Some Florida commercial landlords refuse to accept any payments from holdover tenants, instead pursuing immediate eviction while demanding the full holdover penalty amount. This approach eliminates the risk of creating an unintended tenancy but may result in collection challenges if the tenant lacks sufficient assets to pay large penalty amounts.
The timing of rent acceptance matters significantly. Accepting one or two payments with proper reservations may preserve holdover rights, while accepting several months of payments (even with reservations) increasingly suggests landlord consent to continued occupancy.
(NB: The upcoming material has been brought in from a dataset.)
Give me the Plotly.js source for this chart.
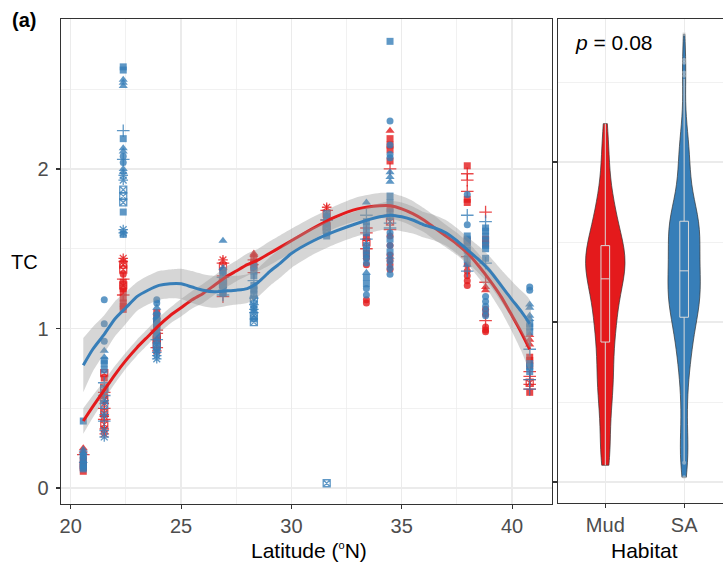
<!DOCTYPE html>
<html>
<head>
<meta charset="utf-8">
<script src="https://cdn.plot.ly/plotly-3.0.1.min.js"></script>
<style>html,body{margin:0;padding:0;background:#fff;}#chart{width:723px;height:569px;}</style>
</head>
<body>
<div id="chart"></div>
<script>
// ---------------- DATA ----------------
const siteLat = [20.57, 21.52, 22.38, 23.9, 26.9, 28.3, 31.6, 33.4, 34.47, 37.97, 38.8, 40.8];

// TC values per site (Mud habitat)
const mudTC = [
  [0.25, 0.23, 0.21, 0.19, 0.17, 0.15, 0.14, 0.13, 0.105],
  [0.72, 0.69, 0.63, 0.60, 0.58, 0.56, 0.53, 0.50, 0.47, 0.45, 0.43, 0.40, 0.37, 0.34],
  [1.44, 1.42, 1.40, 1.37, 1.34, 1.31, 1.29, 1.27, 1.25, 1.23, 1.21, 1.19, 1.16, 1.14, 1.12],
  [1.10, 1.06, 1.03, 1.01, 0.99, 0.97, 0.95, 0.93, 0.90, 0.88, 0.86],
  [1.43, 1.41, 1.39, 1.36, 1.33, 1.30, 1.27, 1.22, 1.20],
  [1.47, 1.46, 1.44, 1.43, 1.41, 1.40, 1.38, 1.35],
  [1.76, 1.74, 1.72, 1.70, 1.68, 1.66, 1.64],
  [1.63, 1.60, 1.57, 1.54, 1.50, 1.47, 1.44, 1.40, 1.18, 1.16],
  [2.24, 2.19, 2.15, 2.12, 2.05, 2.00, 1.75, 1.71, 1.67, 1.62, 1.58, 1.52, 1.46, 1.43, 1.40, 1.37],
  [2.02, 1.97, 1.93, 1.86, 1.81, 1.79, 1.55, 1.45, 1.40, 1.36, 1.33, 1.30, 1.27],
  [1.73, 1.56, 1.53, 1.29, 1.26, 1.24, 1.12, 1.09, 1.05, 1.01, 0.99, 0.98],
  [0.96, 0.93, 0.90, 0.82, 0.80, 0.77, 0.73, 0.70, 0.68, 0.66, 0.65, 0.62, 0.60]
];
// point shape category per value (o circle, t triangle, s square, p plus, x boxed cross, a asterisk)
const mudShape = [
  't t p o s s s s s',
  'x s x p s x a p x a p x a a',
  'a a x x o p s x s s p s s s s',
  's s s s p p x x x p a',
  'a p x s p x s s p',
  't t s p s a s p',
  'a p x s p s x',
  'p p s x p s o o o o',
  't s s s s p s p x p o o o o o o',
  's p p p s s s p o o o o o',
  'p s s p t t o o p o o o',
  't t t s s s p p p x p p s'
];

// TC values per site (SA habitat)
const saTC = [
  [0.42, 0.24, 0.22, 0.21, 0.20, 0.18, 0.17, 0.15, 0.14, 0.13, 0.12],
  [1.18, 1.03, 0.92, 0.86, 0.82, 0.80, 0.78, 0.74, 0.66, 0.62, 0.58, 0.55, 0.52, 0.46, 0.42, 0.36, 0.32],
  [2.64, 2.62, 2.56, 2.54, 2.52, 2.24, 2.19, 2.13, 2.11, 2.08, 2.06, 2.04, 2.00, 1.98, 1.96, 1.93, 1.87, 1.83, 1.79, 1.73, 1.62, 1.60, 1.59],
  [1.18, 1.16, 1.13, 1.10, 1.08, 1.07, 1.05, 1.04, 1.02, 0.99, 0.97, 0.95, 0.93, 0.91, 0.89, 0.87, 0.85, 0.83, 0.81],
  [1.55, 1.38, 1.36, 1.34, 1.32, 1.30, 1.28, 1.27, 1.25, 1.24, 1.22, 1.21],
  [1.39, 1.36, 1.33, 1.30, 1.27, 1.25, 1.24, 1.21, 1.19, 1.18, 1.15, 1.13, 1.12, 1.10, 1.08, 1.06, 1.04],
  [1.72, 1.70, 1.68, 1.66, 1.64, 1.62, 1.60, 1.58, 0.03],
  [1.79, 1.71, 1.67, 1.64, 1.60, 1.56, 1.52, 1.49, 1.46, 1.44, 1.41, 1.35, 1.32, 1.28, 1.25, 1.21],
  [2.80, 2.30, 2.15, 2.09, 2.07, 1.98, 1.95, 1.92, 1.83, 1.79, 1.73, 1.70, 1.66, 1.63, 1.60, 1.56, 1.52, 1.48, 1.45, 1.42, 1.38, 1.34],
  [1.84, 1.71, 1.65, 1.58, 1.56, 1.54, 1.51, 1.49, 1.46, 1.43, 1.40, 1.36],
  [1.67, 1.63, 1.61, 1.58, 1.55, 1.52, 1.50, 1.44, 1.41, 1.20, 1.17, 1.14, 1.11, 1.08],
  [1.26, 1.24, 1.15, 1.13, 1.08, 1.06, 1.03, 1.01, 0.98, 0.87, 0.78, 0.76, 0.73, 0.68, 0.62]
];
const saShape = [
  's t t o s s t s s s s',
  'o o o t t s s s p x p a x a p a a',
  's s t t t p s t t o p o t t a a x x x s a a s',
  'o o t t s t s s s s o s p s x s a a a',
  't t s s p s x s s a s p',
  's s s p s s s s a x a s a a x s x',
  's s p s s x s s x',
  't p s s s p s s o o o t s s o o',
  's o o o o t t t s s s s p p o s o s t o o o',
  'o p o s s s s s t s t p',
  'p s s s s s s s p o o o o o',
  'o o t t t t s s s p s s s p p'
];

// LOESS fits (latitude grid, fitted TC, half-width of 95% band)
const fitLat = [20.57, 21.0, 21.5, 22.0, 22.5, 23.0, 23.5, 24.0, 24.5, 25.0, 25.5, 26.0, 26.5, 27.0, 27.5, 28.0, 28.5, 29.0, 29.5, 30.0, 31.0, 32.0, 33.0, 34.0, 34.5, 35.0, 35.5, 36.0, 36.5, 37.0, 37.5, 38.0, 38.5, 39.0, 39.5, 40.0, 40.4, 40.8];
const mudFit = [0.42, 0.51, 0.61, 0.71, 0.80, 0.88, 0.95, 1.02, 1.08, 1.13, 1.18, 1.22, 1.27, 1.32, 1.36, 1.40, 1.43, 1.47, 1.51, 1.55, 1.63, 1.70, 1.75, 1.77, 1.77, 1.75, 1.72, 1.68, 1.63, 1.58, 1.53, 1.47, 1.39, 1.30, 1.20, 1.08, 0.98, 0.87];
const mudSE  = [0.08, 0.07, 0.06, 0.055, 0.05, 0.05, 0.05, 0.05, 0.05, 0.055, 0.055, 0.06, 0.06, 0.065, 0.065, 0.07, 0.07, 0.075, 0.075, 0.075, 0.07, 0.07, 0.075, 0.08, 0.08, 0.08, 0.08, 0.075, 0.075, 0.07, 0.07, 0.07, 0.075, 0.08, 0.09, 0.10, 0.115, 0.13];
const saFit  = [0.77, 0.87, 0.96, 1.06, 1.13, 1.20, 1.24, 1.27, 1.28, 1.28, 1.26, 1.24, 1.23, 1.235, 1.24, 1.25, 1.29, 1.355, 1.41, 1.47, 1.55, 1.61, 1.66, 1.70, 1.71, 1.70, 1.68, 1.65, 1.63, 1.60, 1.55, 1.49, 1.43, 1.36, 1.27, 1.18, 1.11, 1.03];
const saSE   = [0.17, 0.14, 0.12, 0.11, 0.10, 0.09, 0.09, 0.09, 0.09, 0.095, 0.10, 0.10, 0.10, 0.095, 0.09, 0.09, 0.09, 0.09, 0.09, 0.09, 0.085, 0.08, 0.08, 0.085, 0.09, 0.09, 0.085, 0.08, 0.08, 0.08, 0.08, 0.08, 0.085, 0.09, 0.10, 0.115, 0.13, 0.15];

const habitats = ['Mud', 'SA'];
const pLabel = '<i>p</i> = 0.08';

// ---------------- STYLE ----------------
const RED = '#E41A1C', BLUE = '#377EB8';
const FONT = 'Liberation Sans, Arial, Helvetica, sans-serif';
const symMap  = {o: 'circle', t: 'triangle-up', s: 'square', p: 'cross-thin-open', x: 'square-x-open', a: 'asterisk-open'};
const sizeMap = {o: 7, t: 8, s: 7, p: 9, x: 7, a: 8};
const openMap = {o: false, t: false, s: false, p: true, x: true, a: true};

function flatten(tc, shp) {
  const x = [], y = [], sym = [], size = [], lw = [];
  tc.forEach((vals, i) => {
    const sh = shp[i].split(' ');
    vals.forEach((v, j) => {
      const k = sh[j] || 'o';
      x.push(siteLat[i]); y.push(v);
      sym.push(symMap[k]); size.push(sizeMap[k]); lw.push(openMap[k] ? 1.3 : 0);
    });
  });
  return {x, y, sym, size, lw};
}
function pointTrace(tc, shp, color) {
  const d = flatten(tc, shp);
  return {
    type: 'scatter', mode: 'markers', x: d.x, y: d.y, xaxis: 'x', yaxis: 'y',
    marker: {symbol: d.sym, size: d.size, color: color, opacity: 0.8,
             line: {width: d.lw, color: color}},
    showlegend: false, hoverinfo: 'x+y'
  };
}
function bandTrace(fit, se) {
  const up = fit.map((v, i) => v + se[i]);
  const lo = fit.map((v, i) => v - se[i]);
  return {
    type: 'scatter', mode: 'lines', xaxis: 'x', yaxis: 'y',
    x: fitLat.concat(fitLat.slice().reverse()),
    y: up.concat(lo.slice().reverse()),
    fill: 'toself', fillcolor: 'rgba(153,153,153,0.4)',
    line: {width: 0, shape: 'spline', smoothing: 0.6},
    showlegend: false, hoverinfo: 'skip'
  };
}
function lineTrace(fit, color) {
  return {
    type: 'scatter', mode: 'lines', x: fitLat, y: fit, xaxis: 'x', yaxis: 'y',
    line: {color: color, width: 3, shape: 'spline', smoothing: 0.6},
    showlegend: false, hoverinfo: 'skip'
  };
}
function quant(sorted, p) {
  const h = (sorted.length - 1) * p, lo = Math.floor(h);
  return sorted[lo] + (h - lo) * ((sorted[Math.min(lo + 1, sorted.length - 1)]) - sorted[lo]);
}
function nrd0(v) {
  const s = v.slice().sort((a, b) => a - b), n = s.length;
  const m = s.reduce((a, b) => a + b, 0) / n;
  const sd = Math.sqrt(s.reduce((a, b) => a + (b - m) * (b - m), 0) / (n - 1));
  const iqr = quant(s, 0.75) - quant(s, 0.25);
  return 0.9 * Math.min(sd, iqr / 1.34) * Math.pow(n, -0.2);
}
function violinTrace(tc, name, color, w) {
  const y = [].concat(...tc);
  return {
    type: 'violin', x: y.map(() => name), y: y, xaxis: 'x2', yaxis: 'y2', name: name,
    fillcolor: color, line: {color: '#333333', width: 0.7}, opacity: 1,
    spanmode: 'hard', bandwidth: nrd0(y), width: w,
    scalegroup: name, scalemode: 'width',
    points: 'outliers', pointpos: 0, jitter: 0,
    marker: {color: 'rgba(215,215,215,0.5)', size: 4, line: {width: 0}},
    box: {visible: true, width: 0.22 * 0.5 / w, fillcolor: 'rgba(0,0,0,0)', line: {color: '#D9D9D9', width: 1}},
    meanline: {visible: false}, quartilemethod: 'linear',
    showlegend: false, hoverinfo: 'y'
  };
}

const W = 723, H = 569;
const px = v => v / W, py = v => 1 - v / H;

const data = [
  pointTrace(mudTC, mudShape, RED),
  pointTrace(saTC, saShape, BLUE),
  bandTrace(mudFit, mudSE), lineTrace(mudFit, RED),
  bandTrace(saFit, saSE), lineTrace(saFit, BLUE),
  violinTrace(mudTC, habitats[0], RED, 0.5),
  violinTrace(saTC, habitats[1], BLUE, 0.41)
];

const axBase = {
  showline: true, linecolor: '#333333', linewidth: 1.3,
  ticks: 'outside', ticklen: 4, tickwidth: 1.1, tickcolor: '#333333',
  tickfont: {family: FONT, size: 20, color: '#4D4D4D'},
  showgrid: true, gridcolor: '#EBEBEB', gridwidth: 1.2, zeroline: false
};

const layout = {
  width: W, height: H, autosize: false,
  margin: {l: 0, r: 0, t: 0, b: 0, pad: 0},
  paper_bgcolor: '#ffffff', plot_bgcolor: '#ffffff',
  font: {family: FONT, color: '#000000'},
  violinmode: 'overlay',
  xaxis: Object.assign({}, axBase, {
    domain: [px(61), px(552)], range: [19.56, 41.81], anchor: 'y', mirror: true,
    tickmode: 'linear', tick0: 0, dtick: 5,
    minor: {tick0: 0, dtick: 2.5, showgrid: true, gridcolor: '#EBEBEB', gridwidth: 0.7, ticks: ''}
  }),
  yaxis: Object.assign({}, axBase, {
    domain: [py(504), py(19)], range: [-0.10, 2.94], anchor: 'x', mirror: true,
    tickmode: 'linear', tick0: 0, dtick: 1, ticklabelstandoff: 3,
    minor: {tick0: 0, dtick: 0.5, showgrid: true, gridcolor: '#EBEBEB', gridwidth: 0.7, ticks: ''}
  }),
  xaxis2: Object.assign({}, axBase, {
    domain: [px(558), 1], type: 'category', categoryorder: 'array', categoryarray: habitats,
    range: [-0.6, 1.493], anchor: 'y2', mirror: true
  }),
  yaxis2: Object.assign({}, axBase, {
    domain: [py(503), py(19)], range: [-0.131, 2.894], anchor: 'x2', mirror: false,
    tickmode: 'linear', tick0: 0, dtick: 1, showticklabels: false,
    minor: {tick0: 0, dtick: 0.5, showgrid: true, gridcolor: '#EBEBEB', gridwidth: 0.7, ticks: ''}
  }),
  annotations: [
    {text: '<b>(a)</b>', xref: 'paper', yref: 'paper', x: px(10), y: py(20), xanchor: 'left', yanchor: 'middle',
     showarrow: false, font: {family: FONT, size: 20, color: '#000'}},
    {text: pLabel, xref: 'paper', yref: 'paper', x: px(573), y: py(42), xanchor: 'left', yanchor: 'middle',
     showarrow: false, font: {family: FONT, size: 21, color: '#000'}},
    {text: 'TC', xref: 'paper', yref: 'paper', x: px(24), y: py(262), xanchor: 'center', yanchor: 'middle',
     showarrow: false, font: {family: FONT, size: 20, color: '#000'}},
    {text: 'Latitude (<sup><span style="font-size:11px">o</span></sup>N)', xref: 'paper', yref: 'paper', x: px(309), y: py(550), xanchor: 'center', yanchor: 'middle',
     showarrow: false, font: {family: FONT, size: 21, color: '#000'}},
    {text: 'Habitat', xref: 'paper', yref: 'paper', x: px(644), y: py(550), xanchor: 'center', yanchor: 'middle',
     showarrow: false, font: {family: FONT, size: 21, color: '#000'}}
  ]
};

Plotly.newPlot('chart', data, layout, {staticPlot: true, displayModeBar: false});
</script>
</body>
</html>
Lease drafting can help prevent these problems by including specific language about rent acceptance during holdover periods. Effective clauses might state that landlord acceptance of any payments during holdover periods shall not waive holdover penalties or create any tenancy rights, regardless of the circumstances of acceptance.
Understanding tenant management complexities requires similar attention to legal details that can significantly impact cash flow and property control.
Florida commercial property owners who master holdover penalty calculations gain important tools for protecting their rental income and maintaining control over their properties. The key lies in understanding how lease language interacts with statutory fallbacks, choosing calculation methods that fit your property and tenant profile, and implementing procedures that preserve your legal rights throughout the holdover process.
Effective holdover planning starts during lease drafting, continues through tenant management, and extends into enforcement procedures that maximize your ability to collect penalties while regaining possession of your property. Commercial landlords who invest time in understanding these calculation frameworks typically see better tenant compliance and stronger cash flow protection across their portfolios.